At the original trial, Branch 3 of Fars Province Criminal Court One found no conclusive evidence to convict Saleh. The court then invoked qassameh, a practice dating to pre-Islamic Arabia and introduced to Iranian law after the 1979 Revolution, which allows judges to rely on baseless accusations to issue a ruling. Under qassameh, if a judge finds evidence in a homicide case inconclusive, he can request that the deceased’s next of kin introduce 50 male family members to swear that a defendant is guilty—even if they are not familiar with the defendant and were not present at the scene.
In March 2016, the court ruled Saleh guilty, citing the oaths of 57 of the deceased’s male family members, none of whom had witnessed the incident.
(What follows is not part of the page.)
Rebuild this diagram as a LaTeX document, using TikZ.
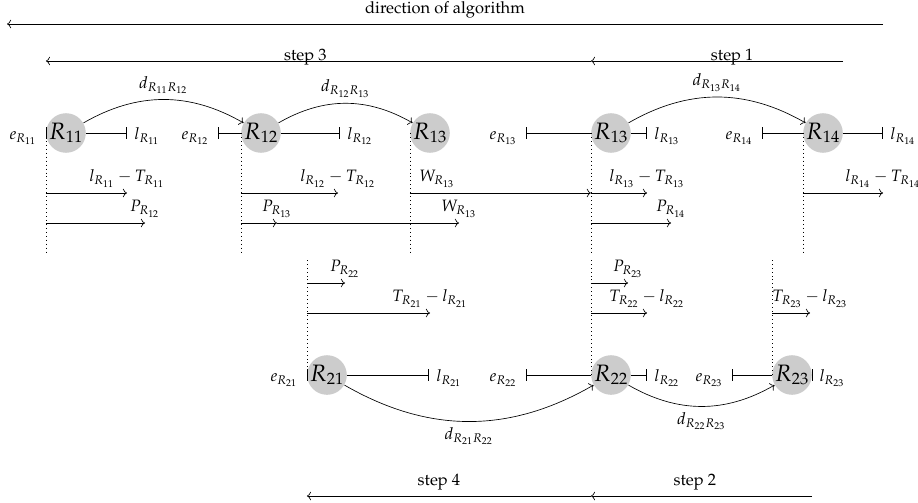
\documentclass[tikz,border=0pt]{standalone}
\usepackage[T1]{fontenc}
\usepackage{mathpazo}
\usetikzlibrary{arrows.meta,positioning}

\tikzset{
    route/.style={circle, fill=gray!40, inner sep=0pt, minimum size=0.75cm, font=\Large},
    tobar/.style={-{Bar[width=7pt]}},
    frombar/.style={{Bar[width=7pt]}-},
    elab/.style={anchor=base east, xshift=-2pt},
    llab/.style={anchor=base west, xshift=1pt},
}

\begin{document}
\begin{tikzpicture}[x=0.2134cm, y=0.2134cm]
    \useasboundingbox (0,0) rectangle (91.8,50.2);

    % routes of the first train
    \node[route] (r11)  at (6.6,36.9)  {$R_{11}$};
    \node[route] (r12)  at (26.1,36.9) {$R_{12}$};
    \node[route] (r13a) at (43.0,36.9) {$R_{13}$};
    \node[route] (r13b) at (61.1,36.9) {$R_{13}$};
    \node[route] (r14)  at (82.3,36.9) {$R_{14}$};

    % routes of the second train
    \node[route] (r21) at (32.7,12.7) {$R_{21}$};
    \node[route] (r22) at (61.1,12.7) {$R_{22}$};
    \node[route] (r23) at (79.2,12.7) {$R_{23}$};

    % dotted guides
    \foreach \r in {r11,r12,r13a,r13b,r14} {
        \draw[dotted] (\r.west) -- (\r.west |- 0,25);
    }
    \foreach \r in {r21,r22,r23} {
        \draw[dotted] (\r.west) -- (\r.west |- 0,24.5);
    }

    % entry and leave times, first train
    \draw ([yshift=-3.5pt]r11.west) -- ([yshift=3.5pt]r11.west);
    \node[elab] (e11) at (r11.west |- r11.base) {$e_{R_{11}}$};
    \draw[tobar] (r11.east) -- (12.7,36.9) coordinate (cl11);
    \node[llab] (l11) at (cl11 |- r11.base) {$l_{R_{11}}$};

    \draw[frombar] (21.8,36.9) coordinate (ce12) -- (r12.west);
    \node[elab] (e12) at (ce12 |- r12.base) {$e_{R_{12}}$};
    \draw[tobar] (r12.east) -- (34.0,36.9) coordinate (cl12);
    \node[llab] (l12) at (cl12 |- r12.base) {$l_{R_{12}}$};

    \draw[frombar] (52.6,36.9) coordinate (ce13) -- (r13b.west);
    \node[elab] (e13) at (ce13 |- r13b.base) {$e_{R_{13}}$};
    \draw[tobar] (r13b.east) -- (64.7,36.9) coordinate (cl13);
    \node[llab] (l13) at (cl13 |- r13b.base) {$l_{R_{13}}$};

    \draw[frombar] (76.2,36.9) coordinate (ce14) -- (r14.west);
    \node[elab] (e14) at (ce14 |- r14.base) {$e_{R_{14}}$};
    \draw[tobar] (r14.east) -- (88.3,36.9) coordinate (cl14);
    \node[llab] (l14) at (cl14 |- r14.base) {$l_{R_{14}}$};

    % entry and leave times, second train
    \draw ([yshift=-3.5pt]r21.west) -- ([yshift=3.5pt]r21.west);
    \node[elab] (e21) at (r21.west |- r21.base) {$e_{R_{21}}$};
    \draw[tobar] (r21.east) -- (42.9,12.7) coordinate (cl21);
    \node[llab] (l21) at (cl21 |- r21.base) {$l_{R_{21}}$};

    \draw[frombar] (52.6,12.7) coordinate (ce22) -- (r22.west);
    \node[elab] (e22) at (ce22 |- r22.base) {$e_{R_{22}}$};
    \draw[tobar] (r22.east) -- (64.7,12.7) coordinate (cl22);
    \node[llab] (l22) at (cl22 |- r22.base) {$l_{R_{22}}$};

    \draw[frombar] (73.2,12.7) coordinate (ce23) -- (r23.west);
    \node[elab] (e23) at (ce23 |- r23.base) {$e_{R_{23}}$};
    \draw ([yshift=-3.5pt]r23.east) -- ([yshift=3.5pt]r23.east);
    \node[llab] (l23) at (r23.east |- r23.base) {$l_{R_{23}}$};

    % distances
    \draw[->] (r11) to[bend left] node[above] (d1112) {$d_{R_{11}R_{12}}$} (r12);
    \draw[->] (r12) to[bend left] node[above] (d1213) {$d_{R_{12}R_{13}}$} (r13a);
    \draw[->] (r13b) to[bend left] node[above] (d1314) {$d_{R_{13}R_{14}}$} (r14);
    \draw[->] (r21) to[bend right] node[below] (d2122) {$d_{R_{21}R_{22}}$} (r22);
    \draw[->] (r22) to[bend right] node[below] (d2223) {$d_{R_{22}R_{23}}$} (r23);

    % durations, first train
    \draw[->] (r11.west |- 0,30.9) -- (12.7,30.9) node[above] (a11) {$l_{R_{11}} - T_{R_{11}}$};
    \draw[->] (r12.west |- 0,30.9) -- (33.8,30.9) node[above] (a12) {$l_{R_{12}} - T_{R_{12}}$};
    \draw[->] (r13a.west |- 0,30.9) -- (r13b.west |- 0,30.9) node[pos=0.15, above] (w13a) {$W_{R_{13}}$};
    \draw[->] (r13b.west |- 0,30.9) -- (64.7,30.9) node[above] (a13) {$l_{R_{13}} - T_{R_{13}}$};
    \draw[->] (r14.west |- 0,30.9) -- (88.3,30.9) node[above] (a14) {$l_{R_{14}} - T_{R_{14}}$};

    \draw[->] (r11.west |- 0,27.9) -- (14.5,27.9) node[above] (p12) {$P_{R_{12}}$};
    \draw[->] (r12.west |- 0,27.9) -- (27.7,27.9) coordinate (cp13) node[above] (p13) {$P_{R_{13}}$};
    \draw[->] (cp13) -- (45.9,27.9) node[above] (w13b) {$W_{R_{13}}$};
    \draw[->] (r13b.west |- 0,27.9) -- (67.1,27.9) node[above] (p14) {$P_{R_{14}}$};

    % durations, second train
    \draw[->] (r21.west |- 0,21.9) -- (34.5,21.9) node[above] (p22) {$P_{R_{22}}$};
    \draw[->] (r22.west |- 0,21.9) -- (62.8,21.9) node[above] (p23) {$P_{R_{23}}$};
    \draw[->] (r21.west |- 0,18.9) -- (43.0,18.9) node[above] (b21) {$T_{R_{21}} - l_{R_{21}}$};
    \draw[->] (r22.west |- 0,18.9) -- (64.7,18.9) node[above] (b22) {$T_{R_{22}} - l_{R_{22}}$};
    \draw[->] (r23.west |- 0,18.9) -- (81.0,18.9) node[above] (b23) {$T_{R_{23}} - l_{R_{23}}$};

    % steps
    \coordinate (dirstart) at (cl14 |- 0,47.8);
    \coordinate (dirend) at (0.7,47.8);
    \draw[->] (dirstart) -- (dirend) node[midway, above] (dir) {direction of algorithm};
    \draw[->] (r14.east |- 0,44.1) -- (r13b.west |- 0,44.1) node[pos=0.44, anchor=base] (s1) {step 1};
    \draw[->] (r13b.west |- 0,44.1) -- (r11.west |- 0,44.1) node[pos=0.524, anchor=base] (s3) {step 3};
    \draw[->] (r23.east |- 0,0.6) -- (r22.west |- 0,0.6) node[pos=0.53, above] (s2) {step 2};
    \draw[->] (r22.west |- 0,0.6) -- (r21.west |- 0,0.6) node[pos=0.535, above] (s4) {step 4};
\end{tikzpicture}
\end{document}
Though the Supreme Court ordered a retrial, the Fars court sentenced Saleh to death again on the basis of qassameh on February 12, 2018. Upon appeal, Saleh’s case was reviewed by Branch 20 of the Supreme Court, which upheld the verdict on August 21, 2018. Saleh’s fate seemed sealed. As a last resort, Saleh’s new, pro-bono, lawyer advocated to have the decision reviewed under Article 477 of the Code of Criminal Procedure, which empowers the Head of the Judiciary to refer finalized sentences to the Supreme Court for review if he determines them to be in conflict with Sharia law. The Judiciary’s Office of the Deputy Chief for Judicial Affairs determined that the case was defective from the standpoint of Sharia, and the case went to Branch 39 of the Supreme Court.
On May 10, 2020, the Supreme Court overturned the Fars court’s ruling, citing flaws including a lack of sufficient investigation as to the true cause of the victim’s fall and the court’s failure to hear witnesses willing to testify that Saleh was not near the victim when he fell. The Supreme Court remanded the case to Fars Province Criminal Court One in order to resolve the investigative failures. Branch 2 of this court conducted a session on November 23, 2020, at which witnesses and Saleh himself were summoned. The case was then sent back to the Supreme Court for finalization, and the verdict was finally overturned and Saleh exonerated.
Saleh should have never been arrested, let alone sentenced to death in violation of Iran’s commitments under international law. Both the International Covenant on Civil and Political Rights, to which Iran has been a signatory since 1976, and the Convention on the Rights of the Child, which Iran ratified in 1994, categorically prohibit the use of the death penalty for crimes committed by persons below 18 years of age. Iran has nonetheless put to death at least 82 alleged juvenile offenders since the beginning of 2011 alone.
“The decade-long ordeal Saleh Shariati and his family endured sheds light on a fundamentally broken system which tolerates such gross miscarriages of justice and perpetuates a culture of impunity.” - ABC Executive Director Roya Boroumand.
Iran must hold accountable the interrogator who tortured Saleh into confessing, the prosecutor, and the judges who accepted such confessions and convicted him in the absence of solid evidence. The judiciary must also compensate Saleh for his lost years of youth and the pain inflicted on him and his family. Most importantly, Iran must take immediate measures to ensure that no child is again exposed to such an injustice by honoring its international commitments, ensuring all defendants access to a lawyer during interrogations, and doing away once and for all with capital sentencing for alleged child offenders. The archaic practice of qassameh, meanwhile, has no place in any justice system worthy of its name. In the meantime, ABC welcomes the long-awaited release of Saleh, expresses gratitude to all who have sought justice in his case, and hopes that Saleh and his family can finally resume a life unjustly interrupted.